If these markets had attained the degree of perfection that advocates of the
market-efficiency theory claim for them then they would have ceased to be markets.
It is little realised, even among a large number of economic commentators,
that markets exist because certainty does not. It is because we live in an
uncertain world in which the future is always unknown (though we can usually
form sound expectations of what it will be like, at least in the short run),
where knowledge is widely dispersed and continuously changing and where expectations
are always clashing and plans failing that the market comes into existence
as a coordinating process.
Two conclusions can be immediately drawn from the market-efficiency theory:
(a) it is impossible for people to consistently make profits on the market;
(b) a less obvious conclusion is that prices are never falsified or distorted
and thus cannot contain misleading information. As for the first conclusion,
a small minority of investment advisors like Peter Lynch and Warren Buffet,
for example, have out-perfomed the market over a long period. The second conclusion
founders on the little known but vital fact that credit expansion distorts
prices and creates malinvestments. In short, it creates dysfunctional prices.
By expanding bank credit we distort investment decision-making, we also create
surplus 'investment funds' that generate speculative frenzies. Shares (which
are really titles to land and capital goods) become overpriced as speculators
bid up their prices. But this process works to also inflate company profits
and hence inflated expectations of increasing income streams which are then
embodied in share prices.
When central banks eventually intervene to curb the speculative excesses the
bubble collapses. (It never seems to occur to the central banks that they are
the real problem and not the speculators). That this process seems to happen
on a regular basis has given rise to the "business cycle" myth. But the reality
is that boom-and-bust 'cycles' only repeat themselves because central bankers
refuse learn from their mistakes.
The essence of the Austrian theory of the boom-bust cycle is quite simple.
Central banks expand credit which forces the interest rate down below the market
clearing rate. This is the rate that equates the supply of capital with the
demand for capital and, so to speak, allocates it through time.

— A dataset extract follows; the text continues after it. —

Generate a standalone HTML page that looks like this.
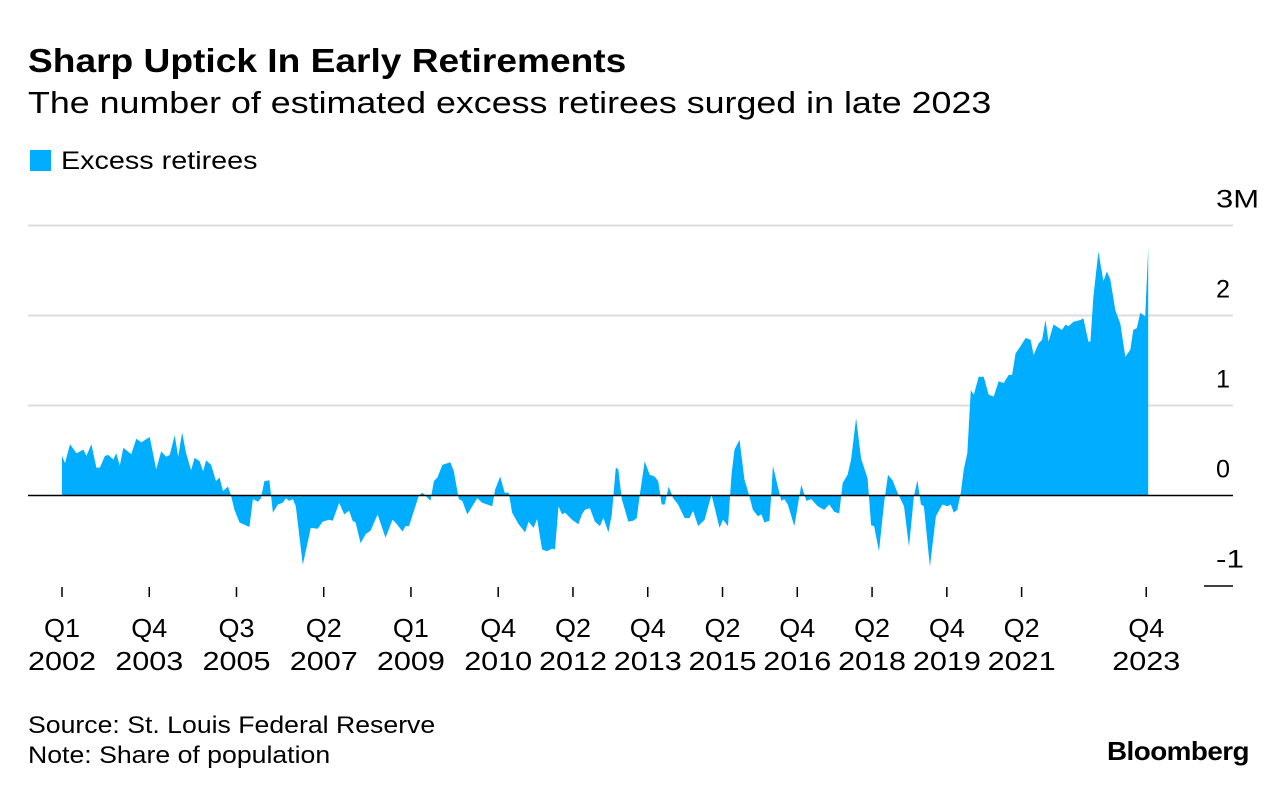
<!DOCTYPE html>
<html><head><meta charset="utf-8"><style>
body{margin:0;background:#fff;font-family:"Liberation Sans",sans-serif;color:#000}
#wrap{position:relative;width:1286px;height:796px;overflow:hidden}
.t{position:absolute;white-space:nowrap;transform-origin:0 0}
</style></head><body><div id="wrap">
<div class="t" style="left:28px;top:42px;font-size:33px;font-weight:bold;transform:scaleX(1.125)">Sharp Uptick In Early Retirements</div>
<div class="t" style="left:28px;top:85px;font-size:31px;transform:scaleX(1.155)">The number of estimated excess retirees surged in late 2023</div>
<div class="t" style="left:30px;top:147px;font-size:25px"><span style="display:inline-block;width:21px;height:21px;background:#00adff;vertical-align:-2px;margin-right:10px"></span><span style="display:inline-block;transform:scaleX(1.15);transform-origin:0 0">Excess retirees</span></div>
<svg id="chart" width="1286" height="796" style="position:absolute;left:0;top:0"></svg>
<div class="t" style="left:28px;top:712px;font-size:24px;transform:scaleX(1.11)">Source: St. Louis Federal Reserve</div>
<div class="t" style="left:28px;top:742px;font-size:24px;transform:scaleX(1.11)">Note: Share of population</div>
<div class="t" style="left:1107px;top:736px;font-size:26px;font-weight:bold;letter-spacing:-0.5px;transform:scaleX(1.07)">Bloomberg</div>
</div>
<script>
const years=[2002.00,2002.06,2002.16,2002.29,2002.43,2002.49,2002.59,2002.69,2002.76,2002.86,2002.93,2003.03,2003.09,2003.16,2003.23,2003.39,2003.49,2003.59,2003.76,2003.89,2003.99,2004.09,2004.16,2004.26,2004.33,2004.41,2004.49,2004.59,2004.66,2004.76,2004.83,2004.89,2004.99,2005.09,2005.16,2005.23,2005.33,2005.39,2005.46,2005.56,2005.76,2005.83,2005.93,2005.99,2006.06,2006.16,2006.23,2006.33,2006.43,2006.49,2006.56,2006.63,2006.69,2006.83,2006.99,2007.13,2007.23,2007.36,2007.43,2007.56,2007.66,2007.76,2007.83,2007.89,2007.99,2008.09,2008.19,2008.33,2008.49,2008.63,2008.69,2008.83,2008.89,2008.96,
2009.16,2009.23,2009.29,2009.39,2009.46,2009.53,2009.63,2009.79,2009.86,2009.96,2010.03,2010.13,2010.23,2010.33,2010.43,2010.63,2010.69,2010.79,2010.88,2010.96,2011.03,2011.16,2011.29,2011.36,2011.46,2011.53,2011.63,2011.73,2011.83,2011.89,2011.96,2012.03,2012.09,2012.23,2012.36,2012.43,2012.49,2012.59,2012.69,2012.79,2012.86,2012.96,2013.03,2013.11,2013.16,2013.23,2013.36,2013.46,2013.53,2013.59,2013.69,2013.79,2013.89,2013.96,2014.03,2014.09,2014.17,2014.26,2014.36,2014.49,2014.59,2014.66,2014.76,2014.89,2015.03,2015.19,2015.26,2015.36,2015.43,2015.49,2015.59,2015.69,2015.79,2015.86,2015.96,2016.03,2016.09,2016.19,2016.23,2016.26,2016.36,2016.43,2016.49,2016.56,2016.69,2016.83,2016.93,2017.03,
2017.16,2017.29,2017.39,2017.49,2017.59,2017.66,2017.76,2017.83,2017.93,2018.03,2018.16,2018.23,2018.29,2018.39,2018.49,2018.57,2018.66,2018.76,2018.89,2018.99,2019.09,2019.16,2019.23,2019.29,2019.41,2019.53,2019.66,2019.76,2019.83,2019.89,2019.96,2020.03,2020.09,2020.16,2020.23,2020.29,2020.39,2020.49,2020.59,2020.69,2020.79,2020.89,2020.99,2021.06,2021.13,2021.23,2021.33,2021.43,2021.49,2021.59,2021.66,2021.73,2021.79,2021.89,2022.06,2022.13,2022.19,2022.29,2022.43,2022.49,2022.59,2022.63,2022.69,2022.79,2022.89,2022.96,2023.03,2023.13,2023.23,2023.33,2023.43,2023.49,2023.56,2023.63,2023.73,2023.79];
const retirees=[0.44,0.36,0.57,0.47,0.51,0.44,0.57,0.31,0.31,0.44,0.45,0.40,0.47,0.33,0.53,0.46,0.63,0.59,0.65,0.29,0.49,0.43,0.45,0.67,0.43,0.70,0.47,0.28,0.42,0.38,0.27,0.39,0.34,0.16,0.20,0.05,0.10,0.00,-0.16,-0.30,-0.35,-0.04,-0.07,-0.03,0.16,0.17,-0.19,-0.10,-0.08,-0.03,-0.06,-0.04,-0.12,-0.77,-0.36,-0.37,-0.29,-0.27,-0.28,-0.08,-0.21,-0.17,-0.28,-0.30,-0.53,-0.43,-0.39,-0.21,-0.47,-0.27,-0.30,-0.40,-0.34,-0.34,
0,0.03,0,-0.06,0.16,0.20,0.34,0.37,0.27,-0.04,-0.06,-0.21,-0.12,-0.03,-0.08,-0.12,0.07,0.21,0.03,0.03,-0.19,-0.32,-0.41,-0.29,-0.36,-0.26,-0.60,-0.62,-0.59,-0.60,-0.12,-0.21,-0.19,-0.27,-0.32,-0.21,-0.16,-0.14,-0.29,-0.34,-0.25,-0.41,-0.21,0.31,0.29,-0.04,-0.29,-0.28,-0.25,0.01,0.38,0.23,0.21,0.16,-0.10,-0.10,0.10,-0.03,-0.10,-0.25,-0.25,-0.17,-0.34,-0.27,0.01,-0.36,-0.27,-0.34,0.23,0.51,0.62,0.18,-0.01,-0.16,-0.23,-0.21,-0.30,-0.28,0.03,0.33,0.10,-0.06,-0.04,-0.10,-0.34,0.12,-0.06,-0.04,
-0.12,-0.16,-0.10,-0.18,-0.20,0.14,0.23,0.40,0.86,0.41,0.19,-0.33,-0.34,-0.62,-0.09,0.23,0.17,0.03,-0.12,-0.57,-0.01,0.17,-0.10,-0.12,-0.79,-0.23,-0.10,-0.12,-0.10,-0.19,-0.16,0.03,0.29,0.47,1.17,1.12,1.32,1.32,1.12,1.10,1.27,1.25,1.34,1.34,1.58,1.66,1.75,1.73,1.56,1.69,1.73,1.95,1.71,1.90,1.84,1.90,1.88,1.93,1.95,1.97,1.71,1.71,2.21,2.71,2.38,2.49,2.40,2.06,1.91,1.54,1.62,1.84,1.86,2.03,1.99,2.75];
const yTicks=[3,2,1,0,-1];
const yTickLabels=["3M","2","1","0","-1"];
const xTickYears=[2002.0,2003.75,2005.5,2007.25,2009.0,2010.75,2012.25,2013.75,2015.25,2016.75,2018.25,2019.75,2021.25,2023.75];
const xTickTop=["Q1","Q4","Q3","Q2","Q1","Q4","Q2","Q4","Q2","Q4","Q2","Q4","Q2","Q4"];
const xTickBottom=["2002","2003","2005","2007","2009","2010","2012","2013","2015","2016","2018","2019","2021","2023"];

const NS="http://www.w3.org/2000/svg";
const svg=document.getElementById('chart');
const xs=y=>62+(y-2002)*49.85;
const ys=v=>495.5-v*90;
function mk(tag,attrs){const e=document.createElementNS(NS,tag);for(const k in attrs)e.setAttribute(k,attrs[k]);svg.appendChild(e);return e;}
const FONT='Liberation Sans, sans-serif';

yTicks.forEach((v,i)=>{
  if(v>0){const g=mk('line',{x1:28,x2:1233,y1:ys(v),y2:ys(v),stroke:'#dcdcdc','stroke-width':2});
  
  }
  const t=mk('text',{x:1216,y:ys(v)-18,'text-anchor':'start','font-size':25,'font-family':FONT,textLength:yTickLabels[i].length*14+(yTickLabels[i]==='3M'?15:0),lengthAdjust:'spacingAndGlyphs'});
  t.textContent=yTickLabels[i];
  
  
});
const low=mk('line',{x1:1204,x2:1233,y1:586,y2:586,stroke:'#000','stroke-width':1.5});



let d='M'+xs(years[0])+','+ys(0);
years.forEach((y,i)=>{d+=' L'+xs(y).toFixed(1)+','+ys(retirees[i]).toFixed(1);});
d+=' L'+xs(years[years.length-1]).toFixed(1)+','+ys(0)+' Z';
const area=mk('path',{d:d,fill:'#00adff'});



const zero=mk('line',{x1:28,x2:1233,y1:ys(0),y2:ys(0),stroke:'#000','stroke-width':1.5});



xTickYears.forEach((y,i)=>{
  const x=xs(y);
  const tk=mk('line',{x1:x,x2:x,y1:587,y2:597,stroke:'#000','stroke-width':1.5});
  
  
  const a=mk('text',{x:x-18,y:637,'font-size':26,'font-family':FONT,textLength:36,lengthAdjust:'spacingAndGlyphs'});
  a.textContent=xTickTop[i];
  
  
  const b=mk('text',{x:x-34,y:670,'font-size':26,'font-family':FONT,textLength:68,lengthAdjust:'spacingAndGlyphs'});
  b.textContent=xTickBottom[i];
  
  
});
</script></body></html>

The origins
of this theory go back to David Ricardo and the currency school.
The theory was weakened considerably by a failure to apply it on a microeconomic
level. Because of his aggregate approach Ricardo was unable to explain why
the downturn always struck the capital goods industries first. Fortunately
Ludwig von Mises revived and greatly refined the theory, while also using some
of Knut Wicksell's insights. If it were not for the Keynesian counter-revolution
in economic thinking what has become known as the Austrian theory of the trade
cycle would now, I believe, be the standard explanation.
Despite the Austrian theory's explanatory power most economists, especially
in Australia, insist on looking elsewhere for an explanation of market bubbles,
speculative frenzies and recessions. They completely overlook the obvious:
only a sustained credit expansion can inflate share prices and fuel lengthy
speculative frenzies. Unfortunately, anyone who insists on defending the Austrian
approach, at least in Australia, is likely to be branded a "wingnut" or a "free
market fanatic".
The market is not a mechanical system, the workings of which can be easily
mapped and its motions predicted with clockwork-like precision. It is a spontaneous
institution (meaning that it was not consciously designed), an astonishing
coordination process consisting of a remarkable structure of feedback processes.
Despite its hardy nature, flexibility (if not sabotaged by unions or politicians)
and inimitable coordinating capacity, its feedback processes will be distorted
if fed false information by the actions of central banks. This is a fact that
efficient-market hypothesis adherents refuse to acknowledge. It is to be regretted
that they are not alone in their self imposed ignorance.